Die Enthüllungen von Edward Snowden und die anschließende NSA-Affäre sensibilisierten die breite europäische Öffentlichkeit im Sommer 2013 so stark wie nie zuvor für das Thema Datenschutz, insbesondere im Internet. So kam auch die in Brüssel geführte Diskussion um ein EU-weites Datenschutzgesetz wieder in Schwung. Die zuständige Kommissarin Viviane Reding hatte bereits im Januar 2012 eine europäische Datenschutzreform angestoßen, nach der unter anderem auch US-amerikanische Firmen, die ihre Daten außerhalb der EU verarbeiten, aber ihre Dienste auch dort anbieten, dem EU-Recht unterstellt werden sollten. Von diesem Moment an begleitete der Filmemacher David Bernet („Raising Resistance“) den zähen demokratischen Prozess der Gesetzgebung über einen Zeitraum von zwei Jahren. Im Verlauf der Verhandlungen zwischen dem Europäischen Parlament und dem EU-Ministerrat prallen nicht nur verschiedene politische und juristische Ansichten aufeinander, sondern auch die Interessen von Wirtschaftslobbyisten und Bürgerrechtlern. Vertreter aller beteiligten und interessierten Gruppen kommen im Film zu Wort und es ist nicht zuletzt diesen Zeugnissen aus erster Hand zu verdanken, dass die Dokumentation „Democracy – Im Rausch der Daten“ mehr als nur einen informativen Einblick ins Innere der EU liefert. Durch die geschickte Anordnung und Verdichtung des üppigen Materials macht Regisseur Bernet aus dem Film einen fesselnden Politkrimi.

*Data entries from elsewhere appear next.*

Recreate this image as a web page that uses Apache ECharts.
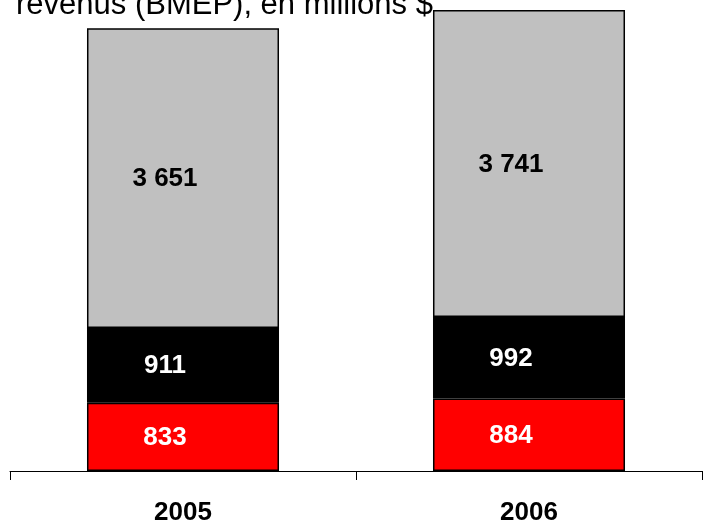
<!DOCTYPE html>
<html>
<head>
<meta charset="utf-8">
<script src="https://cdn.jsdelivr.net/npm/echarts@6/dist/echarts.min.js"></script>
<style>html,body{margin:0;padding:0;background:#fff;}#c{width:703px;height:526px;}</style>
</head>
<body>
<div id="c"></div>
<script>
const categories = ['2005', '2006'];
const redValues = [833, 884];
const blackValues = [911, 992];
const grayValues = [3651, 3741];
const titleText = 'revenus (BMEP), en millions $';

function fmt(v) {
  const s = String(v);
  return s.length > 3 ? s.slice(0, s.length - 3) + ' ' + s.slice(-3) : s;
}

const chart = echarts.init(document.getElementById('c'));
const labelBase = {
  show: true,
  position: 'inside',
  offset: [-18, 1],
  fontFamily: 'Arial, "Liberation Sans", sans-serif',
  fontWeight: 'bold',
  fontSize: 26,
  formatter: p => fmt(p.value)
};
function seg(name, data, color, textColor) {
  return {
    name: name,
    type: 'bar',
    stack: 'total',
    data: data,
    barWidth: '55.5%',
    itemStyle: { color: color, borderColor: '#000', borderWidth: 1.5 },
    label: Object.assign({}, labelBase, { color: textColor }),
    emphasis: { disabled: true }
  };
}
chart.setOption({
  animation: false,
  grid: { left: 10, right: 1, top: 0, bottom: 54, containLabel: false },
  xAxis: {
    type: 'category',
    data: categories,
    axisLine: { lineStyle: { color: '#000', width: 1 } },
    axisTick: { show: true, length: 9, lineStyle: { color: '#000' } },
    axisLabel: {
      margin: 29,
      color: '#000',
      fontFamily: 'Arial, "Liberation Sans", sans-serif',
      fontWeight: 'bold',
      fontSize: 26
    }
  },
  yAxis: { type: 'value', min: 0, max: 5740, show: false, splitLine: { show: false } },
  series: [
    seg('red', redValues, '#FF0000', '#fff'),
    seg('black', blackValues, '#000000', '#fff'),
    seg('gray', grayValues, '#C0C0C0', '#000')
  ],
  graphic: [{
    type: 'text',
    left: 16,
    top: -10,
    z: 100,
    style: {
      text: titleText,
      fontFamily: 'Arial, "Liberation Sans", sans-serif',
      fontSize: 31,
      fill: '#000'
    }
  }]
});
</script>
</body>
</html>
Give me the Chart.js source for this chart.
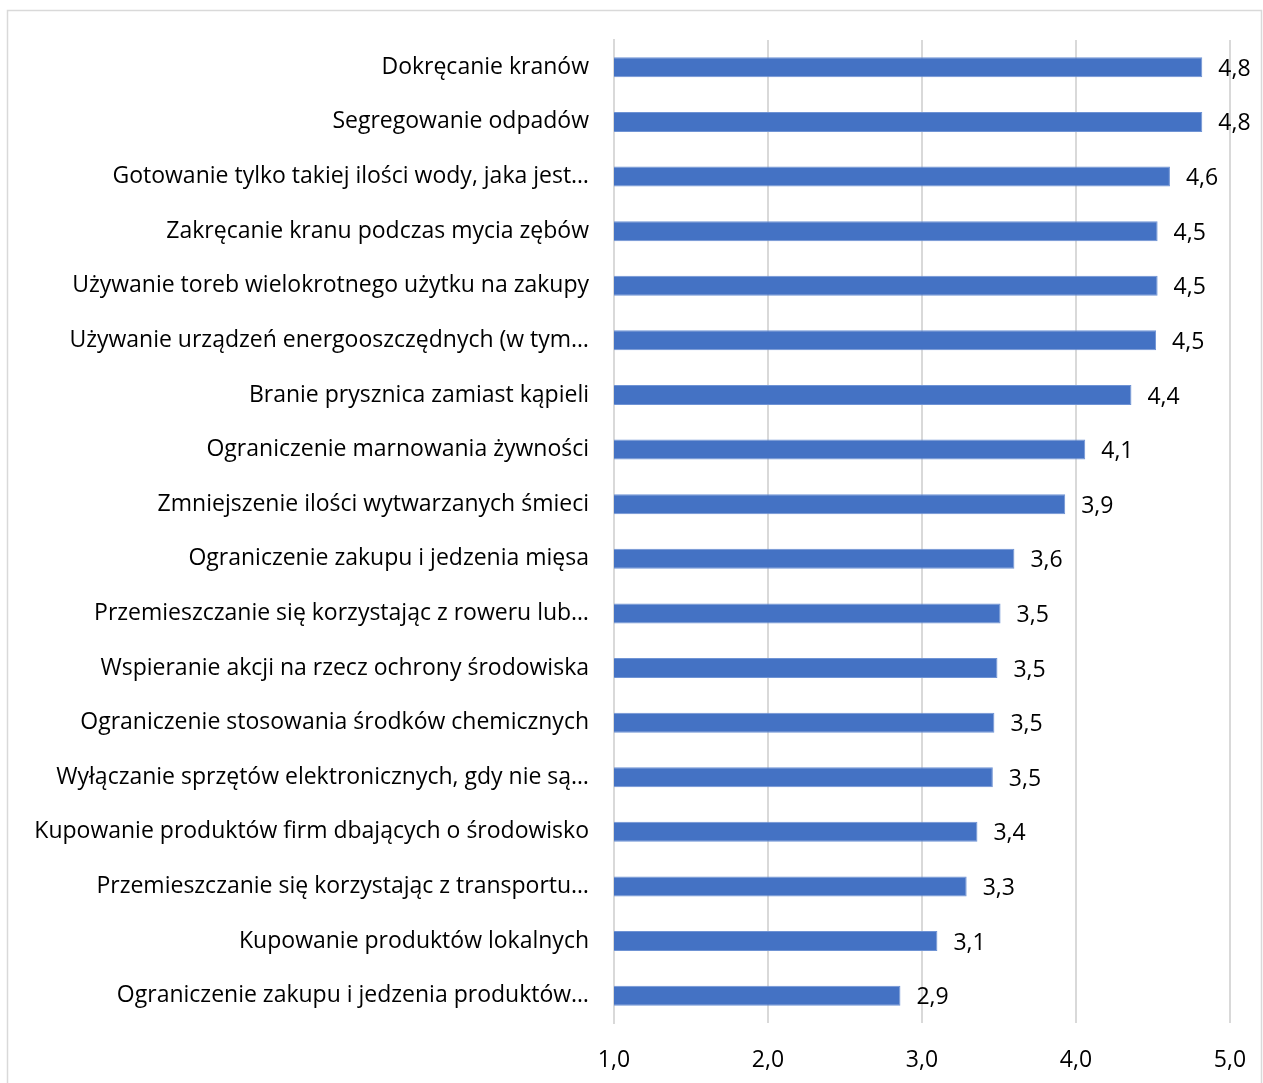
<!DOCTYPE html>
<html>
<head>
<meta charset="utf-8">
<script src="https://cdn.jsdelivr.net/npm/chart.js@4/dist/chart.umd.min.js"></script>
<style>
html,body{margin:0;padding:0;background:#fff;}
#wrap{position:absolute;left:0;top:0;width:1263px;height:1083px;}
</style>
</head>
<body>
<div id="wrap"><canvas id="c" width="1263" height="1083"></canvas></div>
<script>
const categories = [
  "Dokręcanie kranów",
  "Segregowanie odpadów",
  "Gotowanie tylko takiej ilości wody, jaka jest…",
  "Zakręcanie kranu podczas mycia zębów",
  "Używanie toreb wielokrotnego użytku na zakupy",
  "Używanie urządzeń energooszczędnych (w tym…",
  "Branie prysznica zamiast kąpieli",
  "Ograniczenie marnowania żywności",
  "Zmniejszenie ilości wytwarzanych śmieci",
  "Ograniczenie zakupu i jedzenia mięsa",
  "Przemieszczanie się korzystając z roweru lub…",
  "Wspieranie akcji na rzecz ochrony środowiska",
  "Ograniczenie stosowania środków chemicznych",
  "Wyłączanie sprzętów elektronicznych, gdy nie są…",
  "Kupowanie produktów firm dbających o środowisko",
  "Przemieszczanie się korzystając z transportu…",
  "Kupowanie produktów lokalnych",
  "Ograniczenie zakupu i jedzenia produktów…"
];
const values = [4.82, 4.82, 4.61, 4.53, 4.53, 4.52, 4.36, 4.06, 3.93, 3.60, 3.51, 3.49, 3.47, 3.46, 3.36, 3.29, 3.10, 2.86];
const axisMin = 1, axisMax = 5, axisStep = 1;

const FONT = "'Open Sans', sans-serif";
const FSIZE = 23;
const fmt = v => Number(v).toFixed(1).replace('.', ',');

const framePlugin = {
  id: 'frame',
  beforeDraw(chart) {
    const ctx = chart.ctx;
    ctx.save();
    ctx.fillStyle = '#fff';
    ctx.fillRect(0, 0, chart.width, chart.height);
    ctx.strokeStyle = '#d9d9d9';
    ctx.lineWidth = 1.5;
    ctx.strokeRect(7.5, 10.5, 1254, 1090);
    ctx.restore();
  }
};

const labelPlugin = {
  id: 'barLabels',
  afterDatasetsDraw(chart) {
    const ctx = chart.ctx;
    const meta = chart.getDatasetMeta(0);
    ctx.save();
    ctx.font = FSIZE + 'px ' + FONT;
    ctx.fillStyle = '#000';
    ctx.textAlign = 'left';
    ctx.textBaseline = 'middle';
    meta.data.forEach((el, i) => {
      ctx.fillText(fmt(values[i]), el.x + 16, el.y + 2);
    });
    ctx.restore();
  }
};

new Chart(document.getElementById('c'), {
  type: 'bar',
  data: {
    labels: categories,
    datasets: [{
      data: values,
      backgroundColor: '#4472C4',
      borderColor: '#6f93d4',
      borderWidth: 1,
      borderSkipped: 'left',
      categoryPercentage: 1,
      barPercentage: 0.366
    }]
  },
  options: {
    indexAxis: 'y',
    responsive: false,
    animation: false,
    layout: { padding: { top: 40, right: 33, left: 0, bottom: 0 } },
    plugins: { legend: { display: false }, tooltip: { enabled: false } },
    scales: {
      x: {
        min: axisMin, max: axisMax,
        ticks: {
          stepSize: axisStep,
          callback: v => fmt(v),
          color: '#000',
          font: { family: FONT, size: FSIZE },
          padding: 24
        },
        grid: { color: '#d9d9d9', lineWidth: 2, drawTicks: false },
        border: { display: false },
        afterFit(scale) { scale.height = 60; scale.paddingLeft = 0; scale.paddingRight = 0; }
      },
      y: {
        ticks: {
          color: '#000',
          font: { family: FONT, size: FSIZE },
          padding: 25,
          autoSkip: false
        },
        grid: { display: false, drawTicks: false },
        border: { display: true, color: '#d9d9d9', width: 2 },
        afterFit(scale) { scale.width = 614; }
      }
    }
  },
  plugins: [framePlugin, labelPlugin]
});
</script>
</body>
</html>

Als Protagonisten konnte David Bernet den Grünen-Europaabgeordneten Jan Philipp Albrecht gewinnen, dem der Regisseur hier gleichsam über die Schulter guckt. Der junge Parlamentarier ist ein engagierter Fürsprecher einer Stärkung des Datenschutzes. Das von ihm geforderte Gesetz soll zum Beispiel deutlich die Weitergabe von persönlichen Daten an Dritte und die Nutzung der Daten für Werbezwecke erschweren. Um sein Ziel zu erreichen, führt Albrecht Verhandlungen, geht Kompromisse ein und verzweifelt bisweilen an den schwerfälligen Prozessen in Brüssel. Somit stehen die Erfahrungen des Protagonisten, mit dem Bernet zweifelsohne sympathisiert, auch pars pro toto für die verzwickten Widrigkeiten und Widersprüche auf dem politischen Parkett in Brüssel. Indem er sich mit sachlichen Schwarz-Weiß-Aufnahmen bewusst von den üblichen Nachrichtenbildern abhebt, findet David Bernet die passende filmische Form für seine vielstimmige Dokumentation. Er hat immer mehrere Kameras zugleich im Einsatz und fängt auf diese Weise erstaunlich viele entscheidende Momente ein. Somit ist „Democracy“ ein lebendiges Dokument politischen Handelns und zugleich ein Lehrstück über die demokratische Entscheidungsfindung im Allgemeinen.
Fazit: Aufschlussreicher und spannender Dokumentarfilm über die Mechanismen und die Arbeitsweise von EU-Institutionen am Beispiel der Datenschutzreform.